■ DATA FOR THIS EXERCISE ■
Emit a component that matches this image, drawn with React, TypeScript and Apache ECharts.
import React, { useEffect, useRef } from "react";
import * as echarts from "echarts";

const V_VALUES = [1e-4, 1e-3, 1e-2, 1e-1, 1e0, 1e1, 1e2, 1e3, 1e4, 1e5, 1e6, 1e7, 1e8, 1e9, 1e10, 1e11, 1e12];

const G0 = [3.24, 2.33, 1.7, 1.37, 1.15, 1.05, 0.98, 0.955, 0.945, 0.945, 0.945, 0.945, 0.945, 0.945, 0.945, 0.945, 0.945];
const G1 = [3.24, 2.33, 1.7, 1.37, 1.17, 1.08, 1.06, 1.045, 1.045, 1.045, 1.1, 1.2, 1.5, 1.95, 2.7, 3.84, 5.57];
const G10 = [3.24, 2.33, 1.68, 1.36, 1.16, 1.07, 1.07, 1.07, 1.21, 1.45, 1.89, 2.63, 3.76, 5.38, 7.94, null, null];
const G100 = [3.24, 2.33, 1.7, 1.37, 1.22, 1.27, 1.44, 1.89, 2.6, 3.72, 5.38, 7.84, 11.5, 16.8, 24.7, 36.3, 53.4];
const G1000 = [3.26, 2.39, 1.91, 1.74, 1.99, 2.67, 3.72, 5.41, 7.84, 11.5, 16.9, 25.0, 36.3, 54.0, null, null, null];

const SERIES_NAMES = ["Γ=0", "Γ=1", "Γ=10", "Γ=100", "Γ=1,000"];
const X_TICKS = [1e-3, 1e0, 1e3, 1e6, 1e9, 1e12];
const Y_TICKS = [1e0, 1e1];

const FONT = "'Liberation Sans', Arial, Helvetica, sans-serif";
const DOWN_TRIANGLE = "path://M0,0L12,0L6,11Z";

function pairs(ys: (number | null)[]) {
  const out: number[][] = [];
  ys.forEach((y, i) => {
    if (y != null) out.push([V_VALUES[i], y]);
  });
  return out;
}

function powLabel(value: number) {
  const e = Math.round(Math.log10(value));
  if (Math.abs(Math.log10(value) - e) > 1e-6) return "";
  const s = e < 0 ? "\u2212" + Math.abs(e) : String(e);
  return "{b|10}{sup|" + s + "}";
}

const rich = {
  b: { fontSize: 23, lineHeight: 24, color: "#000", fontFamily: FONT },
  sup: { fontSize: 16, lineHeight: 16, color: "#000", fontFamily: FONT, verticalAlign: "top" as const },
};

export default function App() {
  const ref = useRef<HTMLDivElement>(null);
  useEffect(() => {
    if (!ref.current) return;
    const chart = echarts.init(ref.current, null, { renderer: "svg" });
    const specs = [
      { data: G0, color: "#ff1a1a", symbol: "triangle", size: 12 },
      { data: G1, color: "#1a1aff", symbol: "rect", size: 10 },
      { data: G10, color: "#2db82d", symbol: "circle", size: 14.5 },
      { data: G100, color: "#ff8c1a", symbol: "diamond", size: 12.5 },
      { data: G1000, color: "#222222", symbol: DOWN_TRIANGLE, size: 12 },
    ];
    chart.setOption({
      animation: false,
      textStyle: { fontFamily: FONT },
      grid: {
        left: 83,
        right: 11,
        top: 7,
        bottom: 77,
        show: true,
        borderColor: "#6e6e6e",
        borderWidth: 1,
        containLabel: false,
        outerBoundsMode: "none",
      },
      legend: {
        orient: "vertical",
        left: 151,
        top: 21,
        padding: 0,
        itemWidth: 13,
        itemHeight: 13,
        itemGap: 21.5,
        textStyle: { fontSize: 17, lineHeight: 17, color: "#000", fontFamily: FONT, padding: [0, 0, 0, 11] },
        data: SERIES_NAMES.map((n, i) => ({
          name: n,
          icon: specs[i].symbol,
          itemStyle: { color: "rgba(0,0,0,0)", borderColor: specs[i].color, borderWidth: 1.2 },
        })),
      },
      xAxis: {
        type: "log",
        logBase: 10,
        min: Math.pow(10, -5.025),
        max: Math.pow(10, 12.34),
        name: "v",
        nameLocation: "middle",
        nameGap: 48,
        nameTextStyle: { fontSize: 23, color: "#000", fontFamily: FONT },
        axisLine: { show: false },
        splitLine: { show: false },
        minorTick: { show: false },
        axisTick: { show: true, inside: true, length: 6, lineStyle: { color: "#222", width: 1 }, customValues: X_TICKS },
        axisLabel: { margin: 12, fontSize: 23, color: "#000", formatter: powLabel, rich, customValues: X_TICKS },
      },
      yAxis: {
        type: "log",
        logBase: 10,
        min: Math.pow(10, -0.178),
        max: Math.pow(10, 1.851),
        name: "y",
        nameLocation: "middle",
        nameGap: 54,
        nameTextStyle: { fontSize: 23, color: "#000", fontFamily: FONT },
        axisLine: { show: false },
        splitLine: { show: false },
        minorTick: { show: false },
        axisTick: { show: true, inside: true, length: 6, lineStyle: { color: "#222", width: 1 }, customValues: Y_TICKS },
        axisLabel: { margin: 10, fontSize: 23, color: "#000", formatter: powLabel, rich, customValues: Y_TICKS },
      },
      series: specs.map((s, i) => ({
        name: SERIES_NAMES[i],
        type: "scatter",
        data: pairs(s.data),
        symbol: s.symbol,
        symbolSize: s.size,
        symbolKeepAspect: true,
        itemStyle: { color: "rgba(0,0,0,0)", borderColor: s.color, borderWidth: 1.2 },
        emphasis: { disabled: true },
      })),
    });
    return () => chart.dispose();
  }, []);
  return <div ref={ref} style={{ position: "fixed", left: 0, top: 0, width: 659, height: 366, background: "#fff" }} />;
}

---

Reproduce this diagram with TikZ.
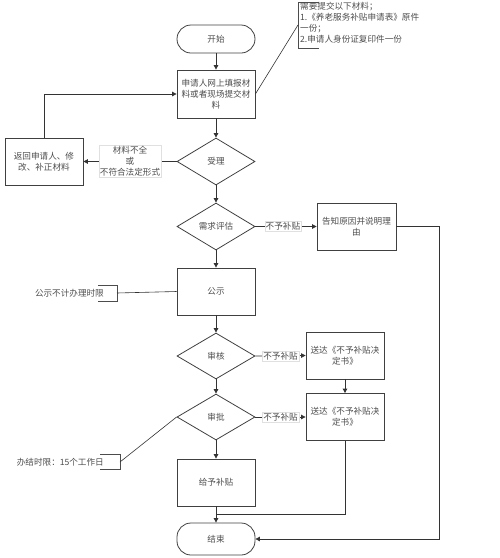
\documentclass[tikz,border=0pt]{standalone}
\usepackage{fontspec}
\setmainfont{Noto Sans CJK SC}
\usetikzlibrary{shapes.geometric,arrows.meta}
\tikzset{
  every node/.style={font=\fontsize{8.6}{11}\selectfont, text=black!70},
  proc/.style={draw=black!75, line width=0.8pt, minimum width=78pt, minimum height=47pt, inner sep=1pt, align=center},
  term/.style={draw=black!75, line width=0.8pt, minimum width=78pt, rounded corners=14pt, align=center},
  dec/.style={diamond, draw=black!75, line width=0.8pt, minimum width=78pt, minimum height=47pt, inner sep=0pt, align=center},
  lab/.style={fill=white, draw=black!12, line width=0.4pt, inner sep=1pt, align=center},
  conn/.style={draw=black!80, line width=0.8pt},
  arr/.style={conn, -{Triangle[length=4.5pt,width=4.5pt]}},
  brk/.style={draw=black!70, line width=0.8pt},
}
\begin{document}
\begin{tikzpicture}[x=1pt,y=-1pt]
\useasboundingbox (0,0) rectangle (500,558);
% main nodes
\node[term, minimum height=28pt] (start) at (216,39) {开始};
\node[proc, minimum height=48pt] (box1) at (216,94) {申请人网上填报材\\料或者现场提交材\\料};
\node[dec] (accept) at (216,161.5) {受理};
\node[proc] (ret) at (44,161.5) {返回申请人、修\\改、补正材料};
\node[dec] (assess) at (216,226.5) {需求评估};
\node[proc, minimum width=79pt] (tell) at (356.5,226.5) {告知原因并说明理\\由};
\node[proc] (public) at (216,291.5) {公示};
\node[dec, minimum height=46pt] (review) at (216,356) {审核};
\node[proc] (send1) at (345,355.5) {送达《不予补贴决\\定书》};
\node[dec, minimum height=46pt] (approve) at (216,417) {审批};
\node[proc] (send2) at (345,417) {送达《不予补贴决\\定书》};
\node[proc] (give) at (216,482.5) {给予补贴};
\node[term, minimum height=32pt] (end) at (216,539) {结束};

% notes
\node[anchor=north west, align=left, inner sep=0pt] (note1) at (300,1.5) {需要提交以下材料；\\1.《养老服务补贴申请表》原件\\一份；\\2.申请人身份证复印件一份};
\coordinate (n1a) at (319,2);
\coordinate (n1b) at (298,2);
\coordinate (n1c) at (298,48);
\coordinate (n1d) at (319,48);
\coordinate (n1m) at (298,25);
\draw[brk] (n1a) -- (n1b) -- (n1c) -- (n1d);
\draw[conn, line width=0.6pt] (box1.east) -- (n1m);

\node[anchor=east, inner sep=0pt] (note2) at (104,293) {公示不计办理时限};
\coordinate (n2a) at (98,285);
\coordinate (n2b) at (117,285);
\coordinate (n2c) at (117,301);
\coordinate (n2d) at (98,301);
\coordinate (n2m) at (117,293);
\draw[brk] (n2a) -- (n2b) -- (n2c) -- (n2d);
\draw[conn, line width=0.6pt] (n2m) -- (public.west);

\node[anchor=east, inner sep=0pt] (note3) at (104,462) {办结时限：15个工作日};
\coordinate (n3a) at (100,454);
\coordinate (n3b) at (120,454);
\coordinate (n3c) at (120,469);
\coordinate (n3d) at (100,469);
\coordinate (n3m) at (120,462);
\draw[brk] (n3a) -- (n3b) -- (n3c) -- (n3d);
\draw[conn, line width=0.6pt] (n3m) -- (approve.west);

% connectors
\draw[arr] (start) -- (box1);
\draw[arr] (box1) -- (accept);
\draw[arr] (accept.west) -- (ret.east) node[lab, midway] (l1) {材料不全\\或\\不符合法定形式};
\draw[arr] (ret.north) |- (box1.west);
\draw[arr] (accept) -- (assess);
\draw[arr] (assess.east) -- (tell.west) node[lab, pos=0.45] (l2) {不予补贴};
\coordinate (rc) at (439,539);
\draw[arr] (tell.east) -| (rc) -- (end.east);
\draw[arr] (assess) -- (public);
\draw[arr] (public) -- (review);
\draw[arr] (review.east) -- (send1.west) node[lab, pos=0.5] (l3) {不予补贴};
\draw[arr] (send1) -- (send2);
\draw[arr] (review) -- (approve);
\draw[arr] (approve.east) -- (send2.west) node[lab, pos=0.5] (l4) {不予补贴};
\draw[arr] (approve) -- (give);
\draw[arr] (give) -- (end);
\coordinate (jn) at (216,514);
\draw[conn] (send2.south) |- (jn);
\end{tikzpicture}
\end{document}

■ DESCRIPTION OF THE TASK ■
Exactly reproduce the stretch from the line with "Emit a component" through the line with "1e10, 1e11, 1e12];", including both ends and nothing else.

■ RESPONSE TO THE TASK ■
Emit a component that matches this image, drawn with React, TypeScript and Apache ECharts.
import React, { useEffect, useRef } from "react";
import * as echarts from "echarts";

const V_VALUES = [1e-4, 1e-3, 1e-2, 1e-1, 1e0, 1e1, 1e2, 1e3, 1e4, 1e5, 1e6, 1e7, 1e8, 1e9, 1e10, 1e11, 1e12];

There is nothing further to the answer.